The report concludes: “Programmes that would have mitigated the long-term damage of the pandemic … have been reduced or closed, as well as long-term investments delivering good value for money, which have been ended.”

It cites a 27% decrease in funding for “social safety nets” for Syrian refugee families in Jordan as another example of a cut that went against the available guidance. The report warns that it is not yet clear how much of the vaccine help given by the UK will qualify as ODA or instead have to come from other budgets.

The report points out that as of October 2021 less than 2% of the populations in Sudan and Zambia have been vaccinated. It also says too many specialist staff were mandated to return to the UK at a time when their skills were needed. Development staff were reallocated to work on consular issues for British nationals.

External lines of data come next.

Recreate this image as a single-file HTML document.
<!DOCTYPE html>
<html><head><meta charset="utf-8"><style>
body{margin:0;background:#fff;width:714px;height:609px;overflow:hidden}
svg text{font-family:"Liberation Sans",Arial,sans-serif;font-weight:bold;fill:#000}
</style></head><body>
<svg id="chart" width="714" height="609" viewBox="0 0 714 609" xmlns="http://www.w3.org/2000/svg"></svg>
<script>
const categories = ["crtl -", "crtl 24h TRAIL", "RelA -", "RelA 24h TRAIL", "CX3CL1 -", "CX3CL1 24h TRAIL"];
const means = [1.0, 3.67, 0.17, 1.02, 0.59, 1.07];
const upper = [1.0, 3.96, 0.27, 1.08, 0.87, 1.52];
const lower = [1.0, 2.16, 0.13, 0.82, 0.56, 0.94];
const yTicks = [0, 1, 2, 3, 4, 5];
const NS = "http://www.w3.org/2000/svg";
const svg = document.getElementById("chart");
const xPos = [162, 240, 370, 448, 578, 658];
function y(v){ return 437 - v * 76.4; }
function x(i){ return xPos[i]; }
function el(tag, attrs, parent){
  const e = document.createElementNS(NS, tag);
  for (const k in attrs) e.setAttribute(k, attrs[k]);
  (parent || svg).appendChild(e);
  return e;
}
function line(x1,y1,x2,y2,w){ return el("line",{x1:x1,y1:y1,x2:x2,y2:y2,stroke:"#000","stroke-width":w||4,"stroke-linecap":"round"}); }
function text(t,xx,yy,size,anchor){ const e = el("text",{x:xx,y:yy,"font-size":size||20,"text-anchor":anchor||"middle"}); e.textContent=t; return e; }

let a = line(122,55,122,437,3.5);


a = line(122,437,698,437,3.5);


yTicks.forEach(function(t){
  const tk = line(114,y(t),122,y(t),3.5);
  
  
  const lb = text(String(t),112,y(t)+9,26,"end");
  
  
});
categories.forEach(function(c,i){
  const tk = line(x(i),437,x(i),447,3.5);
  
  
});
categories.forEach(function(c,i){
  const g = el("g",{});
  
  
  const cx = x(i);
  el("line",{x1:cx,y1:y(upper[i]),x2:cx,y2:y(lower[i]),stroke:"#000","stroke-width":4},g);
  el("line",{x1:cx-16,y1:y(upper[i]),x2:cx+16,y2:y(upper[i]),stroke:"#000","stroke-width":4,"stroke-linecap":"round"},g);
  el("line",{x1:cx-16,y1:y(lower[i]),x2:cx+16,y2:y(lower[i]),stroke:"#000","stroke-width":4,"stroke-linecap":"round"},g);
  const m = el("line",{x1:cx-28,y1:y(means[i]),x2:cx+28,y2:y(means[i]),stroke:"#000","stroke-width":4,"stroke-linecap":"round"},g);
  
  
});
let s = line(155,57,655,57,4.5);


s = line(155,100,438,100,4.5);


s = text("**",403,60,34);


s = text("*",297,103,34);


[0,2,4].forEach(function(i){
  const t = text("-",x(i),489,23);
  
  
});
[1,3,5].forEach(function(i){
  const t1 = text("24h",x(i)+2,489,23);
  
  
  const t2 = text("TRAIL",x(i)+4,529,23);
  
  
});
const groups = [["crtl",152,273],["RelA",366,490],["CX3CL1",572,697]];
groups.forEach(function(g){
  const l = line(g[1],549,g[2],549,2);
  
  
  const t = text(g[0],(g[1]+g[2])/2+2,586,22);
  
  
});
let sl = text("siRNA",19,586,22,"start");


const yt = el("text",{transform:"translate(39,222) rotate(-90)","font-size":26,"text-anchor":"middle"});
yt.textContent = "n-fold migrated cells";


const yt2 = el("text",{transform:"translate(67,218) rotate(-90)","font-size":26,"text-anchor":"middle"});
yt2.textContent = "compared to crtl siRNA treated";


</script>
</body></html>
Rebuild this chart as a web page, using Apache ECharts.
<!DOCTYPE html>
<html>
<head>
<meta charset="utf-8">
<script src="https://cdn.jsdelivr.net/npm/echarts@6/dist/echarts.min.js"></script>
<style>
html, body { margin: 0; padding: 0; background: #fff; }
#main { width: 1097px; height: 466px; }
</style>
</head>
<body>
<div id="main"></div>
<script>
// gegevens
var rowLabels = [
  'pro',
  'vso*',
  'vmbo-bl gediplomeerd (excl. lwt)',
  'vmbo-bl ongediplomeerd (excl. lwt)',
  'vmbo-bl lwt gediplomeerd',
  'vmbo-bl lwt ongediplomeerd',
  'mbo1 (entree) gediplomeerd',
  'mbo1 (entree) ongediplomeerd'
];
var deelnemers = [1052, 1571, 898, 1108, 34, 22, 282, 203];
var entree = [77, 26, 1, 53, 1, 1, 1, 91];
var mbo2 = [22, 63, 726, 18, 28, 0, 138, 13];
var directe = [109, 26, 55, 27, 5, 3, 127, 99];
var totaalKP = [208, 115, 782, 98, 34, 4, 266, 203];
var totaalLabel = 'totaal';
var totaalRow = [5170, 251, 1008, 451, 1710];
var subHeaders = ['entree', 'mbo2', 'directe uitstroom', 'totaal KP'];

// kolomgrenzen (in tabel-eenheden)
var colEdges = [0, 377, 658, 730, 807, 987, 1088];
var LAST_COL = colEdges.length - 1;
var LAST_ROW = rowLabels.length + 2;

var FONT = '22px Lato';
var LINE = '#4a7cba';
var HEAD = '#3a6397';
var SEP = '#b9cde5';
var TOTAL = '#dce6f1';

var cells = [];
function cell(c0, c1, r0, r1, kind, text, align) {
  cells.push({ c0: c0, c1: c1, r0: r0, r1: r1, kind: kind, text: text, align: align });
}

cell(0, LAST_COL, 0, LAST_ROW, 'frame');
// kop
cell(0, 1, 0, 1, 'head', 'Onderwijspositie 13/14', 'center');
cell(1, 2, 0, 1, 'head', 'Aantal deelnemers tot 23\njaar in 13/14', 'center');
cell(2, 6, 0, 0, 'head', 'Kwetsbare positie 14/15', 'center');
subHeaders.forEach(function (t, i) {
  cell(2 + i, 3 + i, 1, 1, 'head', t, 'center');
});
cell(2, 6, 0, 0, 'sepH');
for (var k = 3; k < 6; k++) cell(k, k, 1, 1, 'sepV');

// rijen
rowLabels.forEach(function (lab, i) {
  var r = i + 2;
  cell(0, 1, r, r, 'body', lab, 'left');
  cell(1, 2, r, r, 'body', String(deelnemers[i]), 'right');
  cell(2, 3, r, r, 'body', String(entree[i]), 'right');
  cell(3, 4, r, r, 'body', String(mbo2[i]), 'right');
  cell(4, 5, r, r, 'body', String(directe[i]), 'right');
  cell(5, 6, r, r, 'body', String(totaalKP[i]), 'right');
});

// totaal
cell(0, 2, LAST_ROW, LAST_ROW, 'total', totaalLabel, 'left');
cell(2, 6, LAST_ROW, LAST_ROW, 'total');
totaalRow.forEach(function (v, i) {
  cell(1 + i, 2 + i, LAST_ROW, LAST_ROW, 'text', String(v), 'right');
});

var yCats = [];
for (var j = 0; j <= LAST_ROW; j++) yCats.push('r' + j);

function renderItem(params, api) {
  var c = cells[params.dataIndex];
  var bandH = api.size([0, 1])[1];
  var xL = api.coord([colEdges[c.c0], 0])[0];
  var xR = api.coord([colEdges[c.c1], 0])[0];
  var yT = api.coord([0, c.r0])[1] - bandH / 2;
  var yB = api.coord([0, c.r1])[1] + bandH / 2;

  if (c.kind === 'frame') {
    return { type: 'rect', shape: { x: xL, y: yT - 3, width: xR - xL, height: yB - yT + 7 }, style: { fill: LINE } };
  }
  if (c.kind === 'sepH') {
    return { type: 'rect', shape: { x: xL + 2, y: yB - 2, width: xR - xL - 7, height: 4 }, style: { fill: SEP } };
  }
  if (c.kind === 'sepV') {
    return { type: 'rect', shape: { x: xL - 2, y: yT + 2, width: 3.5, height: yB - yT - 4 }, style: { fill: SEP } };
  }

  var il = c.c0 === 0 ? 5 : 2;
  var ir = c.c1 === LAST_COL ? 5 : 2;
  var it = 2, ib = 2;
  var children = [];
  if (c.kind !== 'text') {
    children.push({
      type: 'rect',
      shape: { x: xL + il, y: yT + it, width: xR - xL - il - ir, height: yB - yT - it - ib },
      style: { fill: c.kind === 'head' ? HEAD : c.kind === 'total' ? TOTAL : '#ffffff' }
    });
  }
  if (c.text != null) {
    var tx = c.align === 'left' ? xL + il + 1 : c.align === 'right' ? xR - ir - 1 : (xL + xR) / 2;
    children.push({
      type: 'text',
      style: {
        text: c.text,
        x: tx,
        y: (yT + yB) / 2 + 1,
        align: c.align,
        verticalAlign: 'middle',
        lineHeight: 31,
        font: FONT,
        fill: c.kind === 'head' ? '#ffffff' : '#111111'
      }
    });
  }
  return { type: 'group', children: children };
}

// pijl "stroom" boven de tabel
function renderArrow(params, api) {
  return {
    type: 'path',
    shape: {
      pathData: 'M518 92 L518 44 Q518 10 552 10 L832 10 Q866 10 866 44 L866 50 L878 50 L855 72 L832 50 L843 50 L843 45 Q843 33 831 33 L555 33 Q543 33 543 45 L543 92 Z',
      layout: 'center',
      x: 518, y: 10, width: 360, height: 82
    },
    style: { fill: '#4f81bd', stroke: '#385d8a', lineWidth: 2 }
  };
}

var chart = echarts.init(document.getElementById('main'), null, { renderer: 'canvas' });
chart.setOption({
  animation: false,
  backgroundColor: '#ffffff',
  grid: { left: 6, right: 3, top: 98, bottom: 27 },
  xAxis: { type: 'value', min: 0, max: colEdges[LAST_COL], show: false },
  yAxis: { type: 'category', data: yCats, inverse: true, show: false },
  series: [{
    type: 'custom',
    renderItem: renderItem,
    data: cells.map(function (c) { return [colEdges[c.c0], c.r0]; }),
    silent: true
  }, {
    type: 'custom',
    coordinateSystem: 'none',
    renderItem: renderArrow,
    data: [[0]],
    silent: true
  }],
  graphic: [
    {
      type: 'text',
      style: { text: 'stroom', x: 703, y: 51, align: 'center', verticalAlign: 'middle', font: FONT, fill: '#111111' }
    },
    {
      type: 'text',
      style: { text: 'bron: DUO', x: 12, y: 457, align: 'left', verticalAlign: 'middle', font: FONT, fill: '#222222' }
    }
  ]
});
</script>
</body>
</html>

The ICAI commissioner, Sir Hugh Bayley, said: “The Covid-19 pandemic has reversed development gains made in many of the world’s poorest countries, pushing an additional 97 million people into extreme poverty.

“The UK’s early aid response was strong and made an important contribution to global efforts to develop vaccines. It is important that the government now builds on this to accelerate the supply of Covid-19 vaccines to developing countries and to ensure they are used to protect the most vulnerable people.”

The report says ministers pivoted funds and rapidly allocated £733m of UK aid by mid-April 2020, making the UK one of the largest donors during the early phase of the international response.

But it says the distribution of vaccines to poor countries has been disappointing and this, coupled with the challenges of delivery within vulnerable countries, “highlights the need for the UK to continue to build on its initial investment”.